**REQUIREMENTS**.
Pull out the lines from the line containing "What seaborn and" through the line containing "plt.rcParams['ytick.direction'] = 'in'", both lines included, and copy them exactly.

(Rows from a dataset of charts and code)
(begin)

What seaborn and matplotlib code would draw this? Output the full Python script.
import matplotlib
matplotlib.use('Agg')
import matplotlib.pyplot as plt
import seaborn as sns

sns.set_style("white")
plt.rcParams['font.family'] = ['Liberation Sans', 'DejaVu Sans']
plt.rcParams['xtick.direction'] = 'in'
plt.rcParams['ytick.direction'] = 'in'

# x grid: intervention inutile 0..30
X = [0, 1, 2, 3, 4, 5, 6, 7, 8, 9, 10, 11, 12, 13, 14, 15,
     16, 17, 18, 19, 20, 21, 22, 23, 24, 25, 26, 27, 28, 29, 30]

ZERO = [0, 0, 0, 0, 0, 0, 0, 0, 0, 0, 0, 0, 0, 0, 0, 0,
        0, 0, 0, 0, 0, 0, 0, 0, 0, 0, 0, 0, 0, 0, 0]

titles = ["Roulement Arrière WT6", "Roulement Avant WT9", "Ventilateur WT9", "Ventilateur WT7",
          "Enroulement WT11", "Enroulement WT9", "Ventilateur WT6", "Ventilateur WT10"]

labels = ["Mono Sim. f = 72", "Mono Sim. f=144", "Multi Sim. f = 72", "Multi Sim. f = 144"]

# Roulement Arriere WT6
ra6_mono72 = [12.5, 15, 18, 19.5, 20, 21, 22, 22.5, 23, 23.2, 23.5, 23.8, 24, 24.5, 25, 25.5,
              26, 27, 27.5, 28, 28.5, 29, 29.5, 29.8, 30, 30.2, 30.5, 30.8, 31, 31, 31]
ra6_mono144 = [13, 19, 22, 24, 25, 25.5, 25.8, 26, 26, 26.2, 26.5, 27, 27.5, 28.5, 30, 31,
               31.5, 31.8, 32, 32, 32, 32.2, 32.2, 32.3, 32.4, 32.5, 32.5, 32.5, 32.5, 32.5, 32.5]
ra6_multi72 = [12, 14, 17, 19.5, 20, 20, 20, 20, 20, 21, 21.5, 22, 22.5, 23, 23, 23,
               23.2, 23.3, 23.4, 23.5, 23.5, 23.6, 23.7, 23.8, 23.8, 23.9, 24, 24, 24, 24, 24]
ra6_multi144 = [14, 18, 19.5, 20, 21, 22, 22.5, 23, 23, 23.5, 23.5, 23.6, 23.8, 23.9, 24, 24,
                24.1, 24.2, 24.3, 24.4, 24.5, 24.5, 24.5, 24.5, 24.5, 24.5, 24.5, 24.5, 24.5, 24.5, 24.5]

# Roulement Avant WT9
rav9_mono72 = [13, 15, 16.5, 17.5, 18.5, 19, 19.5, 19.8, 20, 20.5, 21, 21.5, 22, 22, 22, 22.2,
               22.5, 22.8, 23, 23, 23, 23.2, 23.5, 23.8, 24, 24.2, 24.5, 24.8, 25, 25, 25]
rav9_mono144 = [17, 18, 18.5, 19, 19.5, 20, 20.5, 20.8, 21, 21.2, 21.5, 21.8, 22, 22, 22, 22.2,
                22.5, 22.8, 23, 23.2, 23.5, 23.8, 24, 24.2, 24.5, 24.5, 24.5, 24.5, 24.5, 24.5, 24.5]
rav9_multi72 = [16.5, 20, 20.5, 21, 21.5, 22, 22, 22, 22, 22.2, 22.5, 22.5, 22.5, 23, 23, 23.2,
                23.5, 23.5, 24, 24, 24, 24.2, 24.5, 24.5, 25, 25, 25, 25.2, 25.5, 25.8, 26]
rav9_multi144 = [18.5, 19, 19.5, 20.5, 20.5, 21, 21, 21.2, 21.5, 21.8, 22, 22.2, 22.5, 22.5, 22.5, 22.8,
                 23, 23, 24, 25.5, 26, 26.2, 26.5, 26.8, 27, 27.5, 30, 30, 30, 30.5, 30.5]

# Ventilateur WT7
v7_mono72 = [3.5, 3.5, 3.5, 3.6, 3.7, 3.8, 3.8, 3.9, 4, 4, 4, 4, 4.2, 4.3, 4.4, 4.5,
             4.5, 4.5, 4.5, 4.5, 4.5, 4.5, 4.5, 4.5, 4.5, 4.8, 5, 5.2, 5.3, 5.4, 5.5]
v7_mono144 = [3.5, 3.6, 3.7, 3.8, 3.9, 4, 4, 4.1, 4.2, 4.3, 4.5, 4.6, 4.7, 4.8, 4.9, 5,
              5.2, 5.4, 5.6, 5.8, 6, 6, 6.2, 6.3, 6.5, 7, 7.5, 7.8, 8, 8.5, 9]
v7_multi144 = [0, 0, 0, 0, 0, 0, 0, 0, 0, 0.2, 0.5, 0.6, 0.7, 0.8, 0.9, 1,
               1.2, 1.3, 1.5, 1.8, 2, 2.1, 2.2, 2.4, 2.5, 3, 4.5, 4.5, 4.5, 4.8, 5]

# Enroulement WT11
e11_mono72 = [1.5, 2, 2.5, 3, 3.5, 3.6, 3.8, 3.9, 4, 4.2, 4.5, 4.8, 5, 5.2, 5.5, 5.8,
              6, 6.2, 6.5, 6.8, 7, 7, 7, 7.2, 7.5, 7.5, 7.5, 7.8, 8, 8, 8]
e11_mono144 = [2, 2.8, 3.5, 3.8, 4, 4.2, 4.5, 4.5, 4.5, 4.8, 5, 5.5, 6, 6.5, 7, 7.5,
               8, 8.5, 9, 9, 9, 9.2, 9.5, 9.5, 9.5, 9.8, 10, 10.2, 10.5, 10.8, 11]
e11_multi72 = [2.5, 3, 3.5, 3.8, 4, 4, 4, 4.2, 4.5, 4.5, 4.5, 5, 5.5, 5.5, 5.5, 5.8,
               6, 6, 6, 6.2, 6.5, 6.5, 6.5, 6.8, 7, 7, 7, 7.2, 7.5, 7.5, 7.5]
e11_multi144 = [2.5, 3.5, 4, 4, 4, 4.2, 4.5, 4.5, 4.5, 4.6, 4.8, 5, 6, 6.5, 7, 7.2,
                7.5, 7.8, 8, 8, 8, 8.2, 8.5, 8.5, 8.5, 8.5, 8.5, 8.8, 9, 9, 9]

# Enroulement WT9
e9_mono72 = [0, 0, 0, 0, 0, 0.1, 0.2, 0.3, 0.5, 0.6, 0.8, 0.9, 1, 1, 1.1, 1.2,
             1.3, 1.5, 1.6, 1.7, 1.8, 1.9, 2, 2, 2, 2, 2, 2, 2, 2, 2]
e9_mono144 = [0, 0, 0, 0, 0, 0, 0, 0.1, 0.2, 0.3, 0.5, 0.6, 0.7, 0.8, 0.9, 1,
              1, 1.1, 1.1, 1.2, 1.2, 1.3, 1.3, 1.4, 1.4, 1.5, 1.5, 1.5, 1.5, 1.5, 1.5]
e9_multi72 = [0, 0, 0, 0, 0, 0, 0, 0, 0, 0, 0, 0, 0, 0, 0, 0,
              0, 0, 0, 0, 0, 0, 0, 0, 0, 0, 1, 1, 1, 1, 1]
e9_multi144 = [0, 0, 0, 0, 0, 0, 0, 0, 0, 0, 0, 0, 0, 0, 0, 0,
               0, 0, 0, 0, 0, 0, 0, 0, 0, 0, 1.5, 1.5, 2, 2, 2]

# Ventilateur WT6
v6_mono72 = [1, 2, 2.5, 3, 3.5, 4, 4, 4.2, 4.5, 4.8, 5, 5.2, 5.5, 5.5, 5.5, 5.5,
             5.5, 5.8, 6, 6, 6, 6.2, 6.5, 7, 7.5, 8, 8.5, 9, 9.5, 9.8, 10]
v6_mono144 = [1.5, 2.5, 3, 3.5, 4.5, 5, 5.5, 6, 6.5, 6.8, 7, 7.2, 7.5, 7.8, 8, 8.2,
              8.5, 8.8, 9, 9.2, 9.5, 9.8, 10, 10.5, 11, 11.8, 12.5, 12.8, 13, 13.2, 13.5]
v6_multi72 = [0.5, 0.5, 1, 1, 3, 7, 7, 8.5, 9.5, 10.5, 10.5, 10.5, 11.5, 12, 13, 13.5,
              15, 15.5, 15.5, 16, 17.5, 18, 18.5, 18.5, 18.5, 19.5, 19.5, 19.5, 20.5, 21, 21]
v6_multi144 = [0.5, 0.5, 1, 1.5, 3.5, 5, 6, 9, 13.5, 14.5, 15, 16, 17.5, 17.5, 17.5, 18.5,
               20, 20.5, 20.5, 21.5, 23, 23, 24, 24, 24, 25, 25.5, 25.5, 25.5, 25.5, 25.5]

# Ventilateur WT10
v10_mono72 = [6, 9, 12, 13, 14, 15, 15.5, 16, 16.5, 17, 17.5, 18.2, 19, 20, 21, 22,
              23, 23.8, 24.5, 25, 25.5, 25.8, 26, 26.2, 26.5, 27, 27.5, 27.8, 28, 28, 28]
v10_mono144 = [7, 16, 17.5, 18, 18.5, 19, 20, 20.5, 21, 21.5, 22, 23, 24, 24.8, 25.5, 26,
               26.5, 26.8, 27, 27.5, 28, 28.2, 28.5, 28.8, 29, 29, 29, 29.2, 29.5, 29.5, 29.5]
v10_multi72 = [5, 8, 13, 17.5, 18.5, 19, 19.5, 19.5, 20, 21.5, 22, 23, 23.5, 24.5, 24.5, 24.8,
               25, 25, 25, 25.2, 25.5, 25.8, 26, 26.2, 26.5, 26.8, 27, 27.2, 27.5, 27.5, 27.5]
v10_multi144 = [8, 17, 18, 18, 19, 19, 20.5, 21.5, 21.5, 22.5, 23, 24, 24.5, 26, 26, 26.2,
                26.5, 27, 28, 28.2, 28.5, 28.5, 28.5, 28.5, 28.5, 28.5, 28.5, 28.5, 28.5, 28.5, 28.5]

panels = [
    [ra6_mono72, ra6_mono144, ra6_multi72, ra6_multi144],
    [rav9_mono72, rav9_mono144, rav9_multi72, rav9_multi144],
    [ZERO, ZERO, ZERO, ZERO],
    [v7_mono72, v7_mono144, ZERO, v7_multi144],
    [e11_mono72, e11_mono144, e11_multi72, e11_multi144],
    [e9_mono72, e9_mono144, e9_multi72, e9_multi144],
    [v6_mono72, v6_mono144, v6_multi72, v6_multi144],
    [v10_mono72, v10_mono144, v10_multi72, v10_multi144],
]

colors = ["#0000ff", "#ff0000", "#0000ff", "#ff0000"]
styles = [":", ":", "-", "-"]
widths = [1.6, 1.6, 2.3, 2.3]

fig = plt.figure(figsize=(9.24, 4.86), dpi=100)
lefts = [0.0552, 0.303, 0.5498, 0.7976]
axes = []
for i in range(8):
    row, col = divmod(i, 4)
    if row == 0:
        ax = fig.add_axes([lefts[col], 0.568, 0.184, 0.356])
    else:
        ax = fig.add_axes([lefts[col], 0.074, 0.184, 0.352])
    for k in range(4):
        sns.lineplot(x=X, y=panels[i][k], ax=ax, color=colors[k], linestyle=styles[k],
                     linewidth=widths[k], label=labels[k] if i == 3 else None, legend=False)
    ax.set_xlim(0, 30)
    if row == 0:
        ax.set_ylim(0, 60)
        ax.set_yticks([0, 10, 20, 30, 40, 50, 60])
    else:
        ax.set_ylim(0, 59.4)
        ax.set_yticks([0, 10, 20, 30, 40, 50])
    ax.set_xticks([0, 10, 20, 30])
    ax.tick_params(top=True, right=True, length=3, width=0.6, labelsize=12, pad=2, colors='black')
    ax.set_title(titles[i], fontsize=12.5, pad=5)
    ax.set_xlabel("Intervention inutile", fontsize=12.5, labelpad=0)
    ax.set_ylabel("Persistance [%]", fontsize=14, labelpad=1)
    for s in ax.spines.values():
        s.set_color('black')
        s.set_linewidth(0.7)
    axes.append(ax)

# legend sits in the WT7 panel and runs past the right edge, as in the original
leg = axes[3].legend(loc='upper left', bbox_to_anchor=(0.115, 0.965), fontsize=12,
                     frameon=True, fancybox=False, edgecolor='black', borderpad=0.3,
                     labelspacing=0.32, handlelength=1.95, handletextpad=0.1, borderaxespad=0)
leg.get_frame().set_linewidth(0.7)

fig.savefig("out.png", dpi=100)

(end)
(begin)

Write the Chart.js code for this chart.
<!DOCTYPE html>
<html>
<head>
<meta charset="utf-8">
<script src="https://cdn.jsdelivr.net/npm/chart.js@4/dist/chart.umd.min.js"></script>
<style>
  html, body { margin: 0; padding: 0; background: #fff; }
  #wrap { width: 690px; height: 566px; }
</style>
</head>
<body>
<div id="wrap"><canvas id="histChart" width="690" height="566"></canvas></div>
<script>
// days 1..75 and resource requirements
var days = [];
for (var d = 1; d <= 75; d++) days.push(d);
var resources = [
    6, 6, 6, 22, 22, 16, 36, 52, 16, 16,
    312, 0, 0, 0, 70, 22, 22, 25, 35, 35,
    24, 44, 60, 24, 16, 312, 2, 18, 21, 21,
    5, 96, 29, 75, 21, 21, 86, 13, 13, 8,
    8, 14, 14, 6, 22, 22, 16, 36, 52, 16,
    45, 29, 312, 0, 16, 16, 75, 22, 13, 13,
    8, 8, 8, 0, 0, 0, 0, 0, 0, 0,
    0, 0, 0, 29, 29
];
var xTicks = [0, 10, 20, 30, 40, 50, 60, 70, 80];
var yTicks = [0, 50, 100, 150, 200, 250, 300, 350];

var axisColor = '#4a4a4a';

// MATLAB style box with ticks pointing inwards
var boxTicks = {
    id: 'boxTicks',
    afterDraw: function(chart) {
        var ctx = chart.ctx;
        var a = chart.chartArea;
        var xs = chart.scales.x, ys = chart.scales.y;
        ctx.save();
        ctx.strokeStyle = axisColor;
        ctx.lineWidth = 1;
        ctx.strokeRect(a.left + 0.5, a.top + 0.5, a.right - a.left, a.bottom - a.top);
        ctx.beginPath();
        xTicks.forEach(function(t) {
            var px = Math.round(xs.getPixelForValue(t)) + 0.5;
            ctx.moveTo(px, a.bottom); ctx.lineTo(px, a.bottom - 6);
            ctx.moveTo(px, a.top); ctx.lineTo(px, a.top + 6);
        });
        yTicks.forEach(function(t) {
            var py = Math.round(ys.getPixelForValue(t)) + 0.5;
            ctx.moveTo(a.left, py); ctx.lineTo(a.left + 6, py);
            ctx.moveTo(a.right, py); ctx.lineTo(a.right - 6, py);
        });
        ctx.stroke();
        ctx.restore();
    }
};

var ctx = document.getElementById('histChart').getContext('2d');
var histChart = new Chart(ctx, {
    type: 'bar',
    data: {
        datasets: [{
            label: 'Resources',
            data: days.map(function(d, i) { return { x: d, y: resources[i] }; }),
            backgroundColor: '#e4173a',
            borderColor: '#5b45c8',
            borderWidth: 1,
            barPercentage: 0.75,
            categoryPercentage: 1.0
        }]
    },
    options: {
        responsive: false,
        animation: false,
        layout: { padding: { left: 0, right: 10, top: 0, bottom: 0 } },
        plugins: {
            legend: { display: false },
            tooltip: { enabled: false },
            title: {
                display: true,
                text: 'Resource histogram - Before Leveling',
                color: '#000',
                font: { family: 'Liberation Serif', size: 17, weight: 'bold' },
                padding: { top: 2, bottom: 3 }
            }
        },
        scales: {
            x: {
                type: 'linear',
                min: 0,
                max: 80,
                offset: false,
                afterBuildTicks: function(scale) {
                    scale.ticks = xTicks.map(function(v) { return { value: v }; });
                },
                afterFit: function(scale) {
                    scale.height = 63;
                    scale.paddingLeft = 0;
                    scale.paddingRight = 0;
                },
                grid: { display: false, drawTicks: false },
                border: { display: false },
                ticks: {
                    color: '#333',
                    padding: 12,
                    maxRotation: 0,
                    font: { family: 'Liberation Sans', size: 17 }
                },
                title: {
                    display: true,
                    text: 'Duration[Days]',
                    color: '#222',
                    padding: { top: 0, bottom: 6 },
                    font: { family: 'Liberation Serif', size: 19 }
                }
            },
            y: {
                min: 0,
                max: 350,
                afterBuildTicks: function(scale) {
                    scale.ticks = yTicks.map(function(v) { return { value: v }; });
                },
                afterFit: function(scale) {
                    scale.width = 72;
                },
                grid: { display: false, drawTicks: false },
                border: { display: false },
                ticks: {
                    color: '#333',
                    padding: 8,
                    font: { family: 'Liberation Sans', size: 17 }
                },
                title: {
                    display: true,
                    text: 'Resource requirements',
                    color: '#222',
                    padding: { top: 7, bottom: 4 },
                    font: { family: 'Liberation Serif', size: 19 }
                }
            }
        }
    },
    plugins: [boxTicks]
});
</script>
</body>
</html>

(end)
(begin)

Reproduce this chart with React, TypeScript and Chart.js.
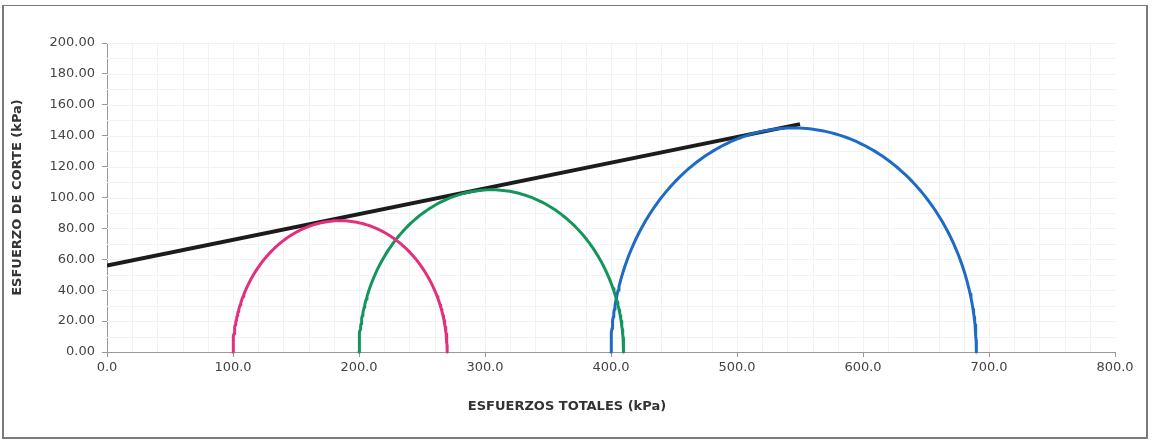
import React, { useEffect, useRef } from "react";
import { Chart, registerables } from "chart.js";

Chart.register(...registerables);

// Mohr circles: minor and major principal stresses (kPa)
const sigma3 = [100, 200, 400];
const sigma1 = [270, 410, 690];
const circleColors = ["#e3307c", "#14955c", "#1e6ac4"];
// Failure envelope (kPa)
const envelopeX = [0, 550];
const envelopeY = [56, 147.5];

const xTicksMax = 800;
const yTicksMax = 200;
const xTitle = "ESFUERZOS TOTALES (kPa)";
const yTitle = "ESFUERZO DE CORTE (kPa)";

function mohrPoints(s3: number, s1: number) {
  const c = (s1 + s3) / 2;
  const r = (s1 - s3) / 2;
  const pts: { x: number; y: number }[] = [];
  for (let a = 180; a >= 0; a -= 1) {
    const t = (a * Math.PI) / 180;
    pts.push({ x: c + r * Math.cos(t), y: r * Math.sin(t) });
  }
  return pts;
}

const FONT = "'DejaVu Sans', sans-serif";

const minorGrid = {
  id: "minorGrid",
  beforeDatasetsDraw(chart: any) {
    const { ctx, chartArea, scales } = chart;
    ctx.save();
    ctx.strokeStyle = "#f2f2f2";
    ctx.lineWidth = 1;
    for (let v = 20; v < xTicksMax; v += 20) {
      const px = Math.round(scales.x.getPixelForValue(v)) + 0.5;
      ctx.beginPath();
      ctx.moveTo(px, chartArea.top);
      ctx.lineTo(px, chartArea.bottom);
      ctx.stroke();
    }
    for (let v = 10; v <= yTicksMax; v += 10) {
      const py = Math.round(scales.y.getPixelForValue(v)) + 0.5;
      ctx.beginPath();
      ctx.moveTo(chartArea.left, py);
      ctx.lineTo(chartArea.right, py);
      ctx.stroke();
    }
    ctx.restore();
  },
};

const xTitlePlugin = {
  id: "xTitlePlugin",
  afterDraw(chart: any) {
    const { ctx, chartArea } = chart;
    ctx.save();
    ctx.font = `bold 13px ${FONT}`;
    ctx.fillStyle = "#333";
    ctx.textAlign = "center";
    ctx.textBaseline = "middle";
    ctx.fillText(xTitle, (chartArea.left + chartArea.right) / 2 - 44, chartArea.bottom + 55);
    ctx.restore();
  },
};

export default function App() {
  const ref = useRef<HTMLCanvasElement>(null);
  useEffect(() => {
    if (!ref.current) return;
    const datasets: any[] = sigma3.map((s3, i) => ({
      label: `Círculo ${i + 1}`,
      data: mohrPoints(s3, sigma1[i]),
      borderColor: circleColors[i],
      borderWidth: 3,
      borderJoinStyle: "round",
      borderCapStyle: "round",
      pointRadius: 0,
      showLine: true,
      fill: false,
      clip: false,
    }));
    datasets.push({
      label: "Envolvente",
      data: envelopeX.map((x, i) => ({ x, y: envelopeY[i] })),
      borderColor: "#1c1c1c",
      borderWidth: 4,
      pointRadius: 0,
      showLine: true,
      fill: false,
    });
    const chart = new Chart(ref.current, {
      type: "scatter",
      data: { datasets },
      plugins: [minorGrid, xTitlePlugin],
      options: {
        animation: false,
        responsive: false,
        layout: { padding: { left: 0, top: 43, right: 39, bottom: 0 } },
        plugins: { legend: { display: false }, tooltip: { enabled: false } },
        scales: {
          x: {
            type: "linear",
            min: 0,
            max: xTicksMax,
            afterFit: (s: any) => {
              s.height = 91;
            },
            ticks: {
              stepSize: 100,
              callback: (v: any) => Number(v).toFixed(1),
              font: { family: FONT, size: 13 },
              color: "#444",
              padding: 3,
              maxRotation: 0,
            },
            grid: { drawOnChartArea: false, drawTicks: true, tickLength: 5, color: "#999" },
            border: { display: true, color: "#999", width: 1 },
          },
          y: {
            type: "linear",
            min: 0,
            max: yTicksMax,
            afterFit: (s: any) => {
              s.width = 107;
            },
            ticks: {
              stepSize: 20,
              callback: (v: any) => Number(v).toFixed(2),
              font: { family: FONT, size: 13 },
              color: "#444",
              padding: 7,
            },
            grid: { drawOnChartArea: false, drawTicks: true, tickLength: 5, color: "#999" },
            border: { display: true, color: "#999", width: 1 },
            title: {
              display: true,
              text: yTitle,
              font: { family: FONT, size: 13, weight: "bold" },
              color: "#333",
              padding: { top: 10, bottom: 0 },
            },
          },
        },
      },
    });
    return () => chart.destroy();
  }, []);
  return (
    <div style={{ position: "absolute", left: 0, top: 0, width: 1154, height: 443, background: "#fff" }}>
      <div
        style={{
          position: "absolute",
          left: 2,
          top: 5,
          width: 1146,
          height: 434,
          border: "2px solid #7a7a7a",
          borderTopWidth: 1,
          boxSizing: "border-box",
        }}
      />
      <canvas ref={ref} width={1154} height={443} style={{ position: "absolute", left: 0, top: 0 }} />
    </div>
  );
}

(end)

**RESULT FOR THIS TASK**.
What seaborn and matplotlib code would draw this? Output the full Python script.
import matplotlib
matplotlib.use('Agg')
import matplotlib.pyplot as plt
import seaborn as sns

sns.set_style("white")
plt.rcParams['font.family'] = ['Liberation Sans', 'DejaVu Sans']
plt.rcParams['xtick.direction'] = 'in'
plt.rcParams['ytick.direction'] = 'in'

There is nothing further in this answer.